§ TASK INPUTS
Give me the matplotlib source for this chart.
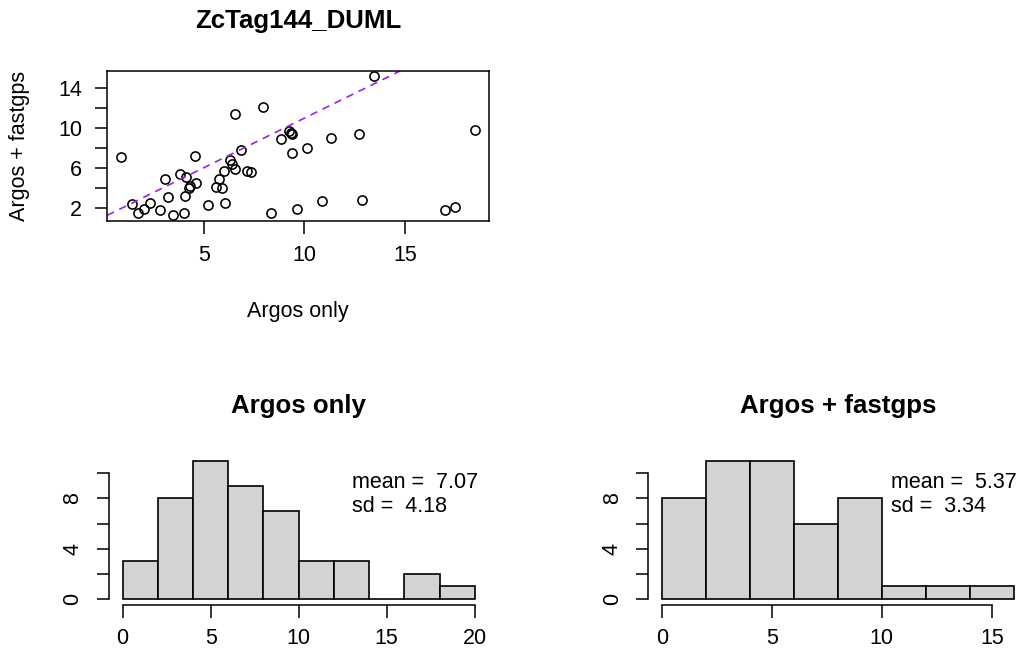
import matplotlib.pyplot as plt

plt.rcParams['font.family'] = ['Liberation Sans', 'DejaVu Sans']

W, H = 1023, 658

tag_name = "ZcTag144_DUML"
x_label = "Argos only"
y_label = "Argos + fastgps"

# distances per track
argos_only = [0.92, 1.42, 1.74, 2.05, 2.36, 2.83, 3.09, 3.24, 3.49, 3.83,
              4.02, 4.09, 4.14, 4.25, 4.32, 4.55, 4.64, 5.23, 5.60, 5.75,
              5.90, 6.00, 6.06, 6.29, 6.39, 6.53, 6.56, 6.84, 7.17, 7.36,
              7.94, 8.35, 8.83, 9.25, 9.31, 9.38, 9.40, 9.63, 10.11, 10.87,
              11.34, 12.73, 12.86, 13.44, 16.96, 17.46, 18.47]
argos_fastgps = [7.17, 2.43, 1.50, 1.97, 2.53, 1.83, 4.97, 3.13, 1.30, 5.43,
                 1.50, 3.27, 5.17, 4.07, 4.20, 7.23, 4.53, 2.37, 4.17, 4.90,
                 4.00, 5.77, 2.53, 6.80, 6.40, 11.37, 5.93, 7.83, 5.73, 5.67,
                 12.07, 1.50, 8.90, 9.67, 9.53, 9.43, 7.57, 1.90, 8.03, 2.70,
                 9.00, 9.43, 2.87, 15.17, 1.83, 2.13, 9.80]

fit_intercept = 1.1
fit_slope = 0.99

# histogram counts
edges_argos = [0, 2, 4, 6, 8, 10, 12, 14, 16, 18, 20]
counts_argos = [3, 8, 11, 9, 7, 3, 3, 0, 2, 1]
edges_fastgps = [0, 2, 4, 6, 8, 10, 12, 14, 16]
counts_fastgps = [8, 11, 11, 6, 8, 1, 1, 1]

mean_argos, sd_argos = 7.07, 4.18
mean_fastgps, sd_fastgps = 5.37, 3.34

FS = 15.5
FS_TITLE = 18.6


def px_rect(l, t, r, b):
    return [l / W, 1 - b / H, (r - l) / W, (b - t) / H]


def px_text(x, y, s, **kw):
    fig.text(x / W, 1 - y / H, s, **kw)


def r_lim(vals):
    lo, hi = min(vals), max(vals)
    pad = (hi - lo) * 0.04
    return lo - pad, hi + pad


fig = plt.figure(figsize=(W / 100, H / 100), dpi=100)

# scatter
ax = fig.add_axes(px_rect(107.3, 70.7, 489.3, 221))
ax.plot(argos_only, argos_fastgps, 'o', mfc='none', mec='black', ms=6.6, mew=1.15)
ax.axline((0, fit_intercept), slope=fit_slope, color='#A020F0', lw=1.2,
          dashes=(4.5, 3.5))
ax.set_xlim(r_lim(argos_only))
ax.set_ylim(r_lim(argos_fastgps))
ax.set_xticks([5, 10, 15])
ax.set_yticks([2, 4, 6, 8, 10, 12, 14])
ax.set_yticklabels(['2', '', '6', '', '10', '', '14'])
ax.tick_params(direction='out', length=9, width=1.1, labelsize=FS, pad=8)
ax.tick_params(axis='y', pad=9)
for s in ax.spines.values():
    s.set_linewidth(1.1)
px_text(298.3, 21, tag_name, ha='center', va='center', fontsize=FS_TITLE, fontweight='bold')
px_text(298.3, 311, x_label, ha='center', va='center', fontsize=FS)
px_text(20, 146, y_label, ha='center', va='center', fontsize=FS, rotation=90)


def hist_panel(rect, edges, counts, xticks, title, mean, sd, txt_x, title_x):
    hx = fig.add_axes(px_rect(*rect))
    lefts = edges[:-1]
    widths = [b - a for a, b in zip(edges[:-1], edges[1:])]
    hx.bar(lefts, counts, width=widths, align='edge', color='#D3D3D3',
           edgecolor='black', lw=1.2)
    lo, hi = edges[0], edges[-1]
    hx.set_xlim(lo - 0.04 * (hi - lo), hi + 0.04 * (hi - lo))
    hx.set_ylim(-0.04 * max(counts), max(counts) * 1.04)
    hx.set_xticks(xticks)
    hx.set_yticks([0, 2, 4, 6, 8, 10])
    hx.set_yticklabels(['0', '', '4', '', '8', ''], rotation=90, va='center')
    hx.spines['top'].set_visible(False)
    hx.spines['right'].set_visible(False)
    hx.spines['left'].set_bounds(0, 10)
    hx.spines['bottom'].set_bounds(xticks[0], xticks[-1])
    for s in hx.spines.values():
        s.set_linewidth(1.1)
    hx.tick_params(direction='out', length=9, width=1.1, labelsize=FS, pad=8)
    hx.tick_params(axis='y', pad=9)
    px_text(title_x, 406, title, ha='center', va='center', fontsize=FS_TITLE, fontweight='bold')
    px_text(txt_x, 483, f"mean =  {mean:.2f}", ha='left', va='center', fontsize=FS)
    px_text(txt_x, 507, f"sd =  {sd:.2f}", ha='left', va='center', fontsize=FS)


hist_panel((108.6, 455.2, 488.8, 604.5), edges_argos, counts_argos,
           [0, 5, 10, 15, 20], x_label, mean_argos, sd_argos, 352, 298.7)
hist_panel((648, 455.2, 1027.8, 604.5), edges_fastgps, counts_fastgps,
           [0, 5, 10, 15], y_label, mean_fastgps, sd_fastgps, 891, 838)

fig.savefig('out.png', dpi=100)
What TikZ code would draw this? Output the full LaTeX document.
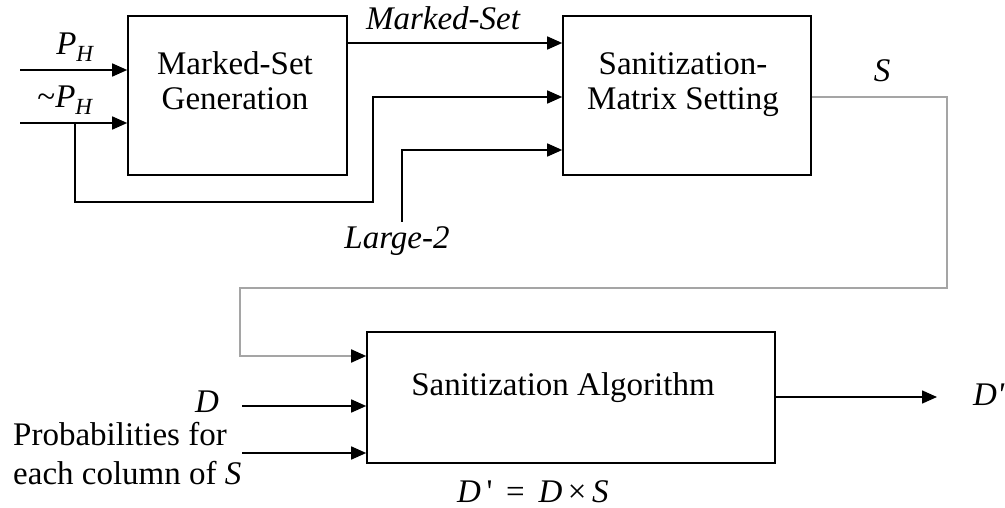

§ TASK
Leave out the pictures and repeat everything else in the records exactly.

§ TASK OUTPUT
Give me the matplotlib source for this chart.
import matplotlib.pyplot as plt

plt.rcParams['font.family'] = ['Liberation Sans', 'DejaVu Sans']

W, H = 1023, 658

tag_name = "ZcTag144_DUML"
x_label = "Argos only"
y_label = "Argos + fastgps"

# distances per track
argos_only = [0.92, 1.42, 1.74, 2.05, 2.36, 2.83, 3.09, 3.24, 3.49, 3.83,
              4.02, 4.09, 4.14, 4.25, 4.32, 4.55, 4.64, 5.23, 5.60, 5.75,
              5.90, 6.00, 6.06, 6.29, 6.39, 6.53, 6.56, 6.84, 7.17, 7.36,
              7.94, 8.35, 8.83, 9.25, 9.31, 9.38, 9.40, 9.63, 10.11, 10.87,
              11.34, 12.73, 12.86, 13.44, 16.96, 17.46, 18.47]
argos_fastgps = [7.17, 2.43, 1.50, 1.97, 2.53, 1.83, 4.97, 3.13, 1.30, 5.43,
                 1.50, 3.27, 5.17, 4.07, 4.20, 7.23, 4.53, 2.37, 4.17, 4.90,
                 4.00, 5.77, 2.53, 6.80, 6.40, 11.37, 5.93, 7.83, 5.73, 5.67,
                 12.07, 1.50, 8.90, 9.67, 9.53, 9.43, 7.57, 1.90, 8.03, 2.70,
                 9.00, 9.43, 2.87, 15.17, 1.83, 2.13, 9.80]

fit_intercept = 1.1
fit_slope = 0.99

# histogram counts
edges_argos = [0, 2, 4, 6, 8, 10, 12, 14, 16, 18, 20]
counts_argos = [3, 8, 11, 9, 7, 3, 3, 0, 2, 1]
edges_fastgps = [0, 2, 4, 6, 8, 10, 12, 14, 16]
counts_fastgps = [8, 11, 11, 6, 8, 1, 1, 1]

mean_argos, sd_argos = 7.07, 4.18
mean_fastgps, sd_fastgps = 5.37, 3.34

FS = 15.5
FS_TITLE = 18.6


def px_rect(l, t, r, b):
    return [l / W, 1 - b / H, (r - l) / W, (b - t) / H]


def px_text(x, y, s, **kw):
    fig.text(x / W, 1 - y / H, s, **kw)


def r_lim(vals):
    lo, hi = min(vals), max(vals)
    pad = (hi - lo) * 0.04
    return lo - pad, hi + pad


fig = plt.figure(figsize=(W / 100, H / 100), dpi=100)

# scatter
ax = fig.add_axes(px_rect(107.3, 70.7, 489.3, 221))
ax.plot(argos_only, argos_fastgps, 'o', mfc='none', mec='black', ms=6.6, mew=1.15)
ax.axline((0, fit_intercept), slope=fit_slope, color='#A020F0', lw=1.2,
          dashes=(4.5, 3.5))
ax.set_xlim(r_lim(argos_only))
ax.set_ylim(r_lim(argos_fastgps))
ax.set_xticks([5, 10, 15])
ax.set_yticks([2, 4, 6, 8, 10, 12, 14])
ax.set_yticklabels(['2', '', '6', '', '10', '', '14'])
ax.tick_params(direction='out', length=9, width=1.1, labelsize=FS, pad=8)
ax.tick_params(axis='y', pad=9)
for s in ax.spines.values():
    s.set_linewidth(1.1)
px_text(298.3, 21, tag_name, ha='center', va='center', fontsize=FS_TITLE, fontweight='bold')
px_text(298.3, 311, x_label, ha='center', va='center', fontsize=FS)
px_text(20, 146, y_label, ha='center', va='center', fontsize=FS, rotation=90)


def hist_panel(rect, edges, counts, xticks, title, mean, sd, txt_x, title_x):
    hx = fig.add_axes(px_rect(*rect))
    lefts = edges[:-1]
    widths = [b - a for a, b in zip(edges[:-1], edges[1:])]
    hx.bar(lefts, counts, width=widths, align='edge', color='#D3D3D3',
           edgecolor='black', lw=1.2)
    lo, hi = edges[0], edges[-1]
    hx.set_xlim(lo - 0.04 * (hi - lo), hi + 0.04 * (hi - lo))
    hx.set_ylim(-0.04 * max(counts), max(counts) * 1.04)
    hx.set_xticks(xticks)
    hx.set_yticks([0, 2, 4, 6, 8, 10])
    hx.set_yticklabels(['0', '', '4', '', '8', ''], rotation=90, va='center')
    hx.spines['top'].set_visible(False)
    hx.spines['right'].set_visible(False)
    hx.spines['left'].set_bounds(0, 10)
    hx.spines['bottom'].set_bounds(xticks[0], xticks[-1])
    for s in hx.spines.values():
        s.set_linewidth(1.1)
    hx.tick_params(direction='out', length=9, width=1.1, labelsize=FS, pad=8)
    hx.tick_params(axis='y', pad=9)
    px_text(title_x, 406, title, ha='center', va='center', fontsize=FS_TITLE, fontweight='bold')
    px_text(txt_x, 483, f"mean =  {mean:.2f}", ha='left', va='center', fontsize=FS)
    px_text(txt_x, 507, f"sd =  {sd:.2f}", ha='left', va='center', fontsize=FS)


hist_panel((108.6, 455.2, 488.8, 604.5), edges_argos, counts_argos,
           [0, 5, 10, 15, 20], x_label, mean_argos, sd_argos, 352, 298.7)
hist_panel((648, 455.2, 1027.8, 604.5), edges_fastgps, counts_fastgps,
           [0, 5, 10, 15], y_label, mean_fastgps, sd_fastgps, 891, 838)

fig.savefig('out.png', dpi=100)
What TikZ code would draw this? Output the full LaTeX document.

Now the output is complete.